Our thoughts are powerful. They can quickly send us in a dozen different directions, all in a single moment. Across a given day, this can have us sprinting several marathons in our minds, trying to keep up with what-ifs, if-thens, and to-dos.
When surrendered to a Holy God, our thoughts can lead us into righteous action, sincere supplication, and empathetic service toward others. But when held tightly or left in the darkness of our own minds, our thoughts can lead us into stifling isolation, swirling anxiety, and dangerous doubt.
In His infinite wisdom, God knew this would be something we struggled with here on earth. As such, Scripture provides us with truths that can help us withstand the torrent of violent thoughts that can gather within our minds. One of the most notable verses on this topic comes from 2 Corinthians 10:5, which states “We destroy arguments and every lofty opinion raised against the knowledge of God, and take every thought captive to obey Christ.” This verse indicates a level of strength and self-control that is afforded to us on behalf of our faith, but if you read the verse with full context, you’ll find that these words come from a vulnerable and relatable place.
Paul, likely the greatest missionary known to man, is the writer of this letter to the church in Corinth. Keep in mind that Paul’s missional movements were fraught with disappointment, life-threatening circumstances, and imprisonment – just to name a few. If anyone had a right to have anxious, swirling thoughts, Paul did. In 2 Corinthians 10:1-2, Paul recognizes his weak and wavering flesh:
“I, Paul, myself entreat you, by the meekness and gentleness of Christ—I who am humble when face to face with you, but bold toward you when I am away!— I beg of you that when I am present I may not have to show boldness with such confidence as I count on showing against some who suspect us of walking according to the flesh.”
But Paul doesn’t sit in his weakness; rather, he interrupts his anxious thought with a truth: that while our flesh may fail, we can remain confident in our ability to overcome the strongholds of our mind.
“For the weapons of our warfare are not of the flesh but have divine power to destroy strongholds. We destroy arguments and every lofty opinion raised against the knowledge of God, and take every thought captive to obey Christ, being ready to punish every disobedience, when your obedience is complete.”
2 Corinthians 10:4-6
Paul took ownership of his failures of the flesh, but not of his triumph over strongholds. This is a rightly-held perspective. Paul recognizes his place in the fight we face: Only in surrender can we be victorious. Paul accepts weapons of warfare, not of his own making, but divinely given. Paul sees power over lies, only when those lies are held subject to the will of Christ. Paul recognizes our inevitable disobedience, in light of the hope we have in full surrender.
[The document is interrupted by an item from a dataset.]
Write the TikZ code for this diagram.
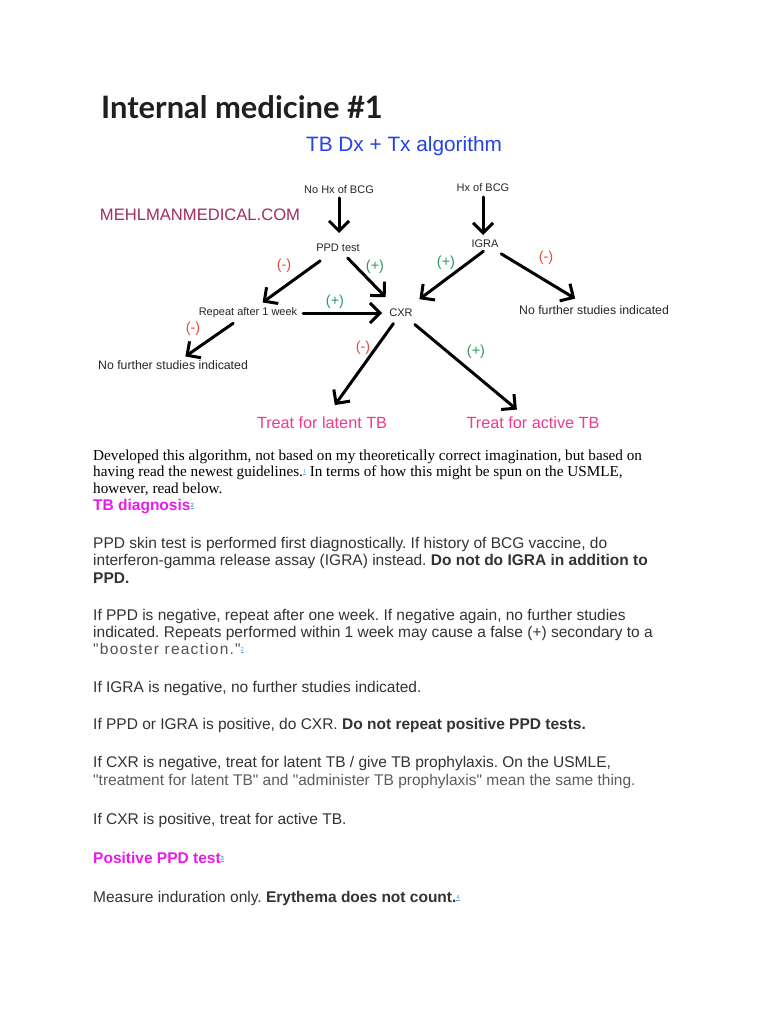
\documentclass[tikz,border=0pt]{standalone}
\usepackage{fontspec}
\setmainfont{Liberation Serif}
\setsansfont{Liberation Sans}
\newfontfamily\bodyfont{Liberation Sans}
\newfontfamily\latofont{Lato}
\usetikzlibrary{arrows.meta}
\definecolor{mmBlue}{RGB}{36, 66, 230}
\definecolor{mmMaroon}{RGB}{162, 44, 96}
\definecolor{mmPink}{RGB}{240, 58, 140}
\definecolor{mmRed}{RGB}{232, 74, 60}
\definecolor{mmGreen}{RGB}{45, 154, 98}
\definecolor{mmMagenta}{RGB}{232, 28, 232}
\definecolor{linkBlue}{RGB}{90, 160, 215}
\definecolor{bodyGray}{RGB}{51, 51, 51}
\newcommand\fnmark[1]{\raisebox{3pt}{\fontsize{6}{6}\selectfont\color{linkBlue}\underline{#1}}}
\frenchspacing

\begin{document}
\begin{tikzpicture}[
  x=1pt, y=-1pt,
  flow/.style={font=\sffamily\fontsize{11}{13}\selectfont, text=black!85, inner sep=2pt},
  nofurther/.style={flow, font=\sffamily\fontsize{12.3}{14}\selectfont},
  outcome/.style={font=\sffamily\fontsize{16.2}{18}\selectfont, text=mmPink, inner sep=2pt},
  plusmark/.style={font=\sffamily\fontsize{14.5}{16}\selectfont, text=mmGreen, inner sep=0pt},
  minusmark/.style={font=\sffamily\fontsize{14.5}{16}\selectfont, text=mmRed, inner sep=0pt},
  arr/.style={line width=3pt, line cap=round, -{Straight Barb[length=10pt,width=20pt]}},
  serifline/.style={anchor=base west, inner sep=0pt, font=\rmfamily\fontsize{15.2}{17}\selectfont, text=black},
  bodyline/.style={anchor=base west, inner sep=0pt, font=\bodyfont\fontsize{15.5}{17}\selectfont, text=bodyGray},
  heading/.style={anchor=base west, inner sep=0pt, font=\bodyfont\bfseries\fontsize{15.5}{17}\selectfont, text=mmMagenta}
]
  \fill[white] (0,0) rectangle (768,1024);
  \useasboundingbox (0,0) rectangle (768,1024);

  \node[anchor=west, inner sep=0pt, font=\latofont\bfseries\fontsize{30.9}{34}\selectfont, text=black!88]
    (doctitle) at (101,107) {Internal medicine \#1};
  \node[font=\sffamily\fontsize{20.8}{24}\selectfont, text=mmBlue] (algtitle) at (404,146)
    {TB Dx + Tx algorithm};
  \node[font=\sffamily\fontsize{16.6}{18}\selectfont, text=mmMaroon] (site) at (200,215)
    {MEHLMANMEDICAL.COM};

  \node[flow] (nohx) at (339,190) {No Hx of BCG};
  \node[flow] (ppd) at (338,248) {PPD test};
  \node[flow] (repeat) at (248,313) {Repeat after 1 week};
  \node[flow] (cxr) at (401,313) {CXR};
  \node[flow] (hx) at (483,188) {Hx of BCG};
  \node[flow] (igra) at (485,244) {IGRA};
  \node[nofurther] (nfR) at (594,310) {No further studies indicated};
  \node[nofurther] (nfL) at (173,365) {No further studies indicated};
  \node[outcome] (latent) at (322,423) {Treat for latent TB};
  \node[outcome] (active) at (533,423) {Treat for active TB};

  \draw[arr, shorten <=8pt, shorten >=15pt] (nohx.center) -- (nohx.center |- ppd.center);
  \draw[arr, shorten <=22pt, shorten >=18pt] (ppd.center) -- (repeat.center);
  \draw[arr, shorten <=14pt, shorten >=22pt] (ppd.center) -- (cxr.center);
  \draw[arr, shorten <=55pt, shorten >=19pt] (repeat.center) -- (cxr.center);
  \draw[arr, shorten <=18pt, shorten >=15pt] (repeat.center) -- (nfL.center);
  \draw[arr, shorten <=9pt, shorten >=9pt] (hx.center) -- (hx.center |- igra.center);
  \draw[arr, shorten <=2pt, shorten >=23pt] (igra.south) -- (cxr.center);
  \draw[arr, shorten <=19pt, shorten >=22pt] (igra.center) -- (nfR.center);
  \draw[arr, shorten <=13pt, shorten >=22pt] (cxr.center) -- (latent.center);
  \draw[arr, shorten <=18pt, shorten >=21pt] (cxr.center) -- (active.center);

  \node[minusmark] (ppdneg) at (284,266) {(-)};
  \node[plusmark] (ppdpos) at (375,267) {(+)};
  \node[plusmark] (reppos) at (335,302) {(+)};
  \node[minusmark] (repneg) at (193,329) {(-)};
  \node[plusmark] (igrapos) at (446,263) {(+)};
  \node[minusmark] (igraneg) at (546,258) {(-)};
  \node[minusmark] (cxrneg) at (363,348) {(-)};
  \node[plusmark] (cxrpos) at (476,352) {(+)};

  \node[serifline] (intro1) at (93,460)
    {Developed this algorithm, not based on my theoretically correct imagination, but based on};
  \node[serifline] (intro2) at (93,476)
    {having read the newest guidelines.\fnmark{1} In terms of how this might be spun on the USMLE,};
  \node[serifline] (intro3) at (93,493) {however, read below.};
  \node[heading] (dxhead) at (93,510) {TB diagnosis\fnmark{2}};

  \node[bodyline] (ppd1) at (93,548)
    {PPD skin test is performed first diagnostically. If history of BCG vaccine, do};
  \node[bodyline] (ppd2) at (93,565)
    {interferon-gamma release assay (IGRA) instead. \textbf{Do not do IGRA in addition to}};
  \node[bodyline] (ppd3) at (93,583) {\textbf{PPD.}};
  \node[bodyline] (neg1) at (93,620)
    {If PPD is negative, repeat after one week. If negative again, no further studies};
  \node[bodyline] (neg2) at (93,637)
    {indicated. Repeats performed within 1 week may cause a false (+) secondary to a};
  \node[bodyline, text=bodyGray!85] (neg3) at (93,654)
    {\addfontfeature{LetterSpace=8}"booster reaction."\fnmark{2}};
  \node[bodyline] (igraneg1) at (93,692) {If IGRA is negative, no further studies indicated.};
  \node[bodyline] (pos1) at (93,729)
    {If PPD or IGRA is positive, do CXR. \textbf{Do not repeat positive PPD tests.}};
  \node[bodyline] (cxrneg1) at (93,767)
    {If CXR is negative, treat for latent TB / give TB prophylaxis. On the USMLE,};
  \node[bodyline, text=bodyGray!80] (cxrneg2) at (93,785)
    {"treatment for latent TB" and "administer TB prophylaxis" mean the same thing.};
  \node[bodyline] (cxrpos1) at (93,824) {If CXR is positive, treat for active TB.};
  \node[heading] (ppdhead) at (93,863) {Positive PPD test\fnmark{3}};
  \node[bodyline] (indur) at (93,902)
    {Measure induration only. \textbf{Erythema does not count.}\fnmark{4}};
\end{tikzpicture}
\end{document}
This passage likens another part of Scripture contributed by Paul in Ephesians 6:12-13 when he reminds us:
“For we do not wrestle against flesh and blood, but against the rulers, against the authorities, against the cosmic powers over this present darkness, against the spiritual forces of evil in the heavenly places. Therefore take up the whole armor of God, that you may be able to withstand in the evil day, and having done all, to stand firm.”
Paul makes a habit of reminding us that the wrestling of our minds may be a reality, but it does not have to be our existence.
It is no wonder that Jesus hung on a cross atop a hill called Golgotha, literally translated in Aramaic to mean “skull.” It seems that our Savior knew that one of our greatest battles would be within the confines of our own mind. We can look upon His sacrifice and resurrection on Golgotha not only for its conquering of death and darkness, but as a symbol of our Savior’s reign and victory over our minds. He gave us, once and for all, a freedom from the captivity that can exist when we do not surrender to Him what He intended to make good.
Our thoughts are powerful.
They are also a beautiful gift, intended for our good and His glory.
And the truth of God’s mercy is this: We have a choice of what those thoughts will become – or, more importantly, Who those thoughts will belong to.
We can choose to live captive to our thoughts, or take them captive to a God who can make them good.
Gracious Father, You are so kind to us. You are patient in our weaknesses, eagerly awaiting to supply us with every good thing we need to live a free and righteous life that is provided by the sacrifice of Jesus. We come to You humbled and needing. Our spirit is willing, Lord, but our flesh is weak. Forgive me for the moments where I allow my thoughts to capture me, instead of taking them captive to You. Have mercy on me when I succumb to the spiraling anxiety that locks me inside the darkness of my mind. Starting now, and every other time that I stumble, I choose to return to the feet of Jesus and surrender my thoughts – to take them captive and return them to the all-powerful hands of my Creator. I surrender, Lord. I surrender! I cannot do this without You. Please interrupt my thoughts and replace them with Your Truth. Nothing else will do, God. Every day, might I have more strength to punish the disobedience of my flesh, and instead, fix my eyes on You. Amen.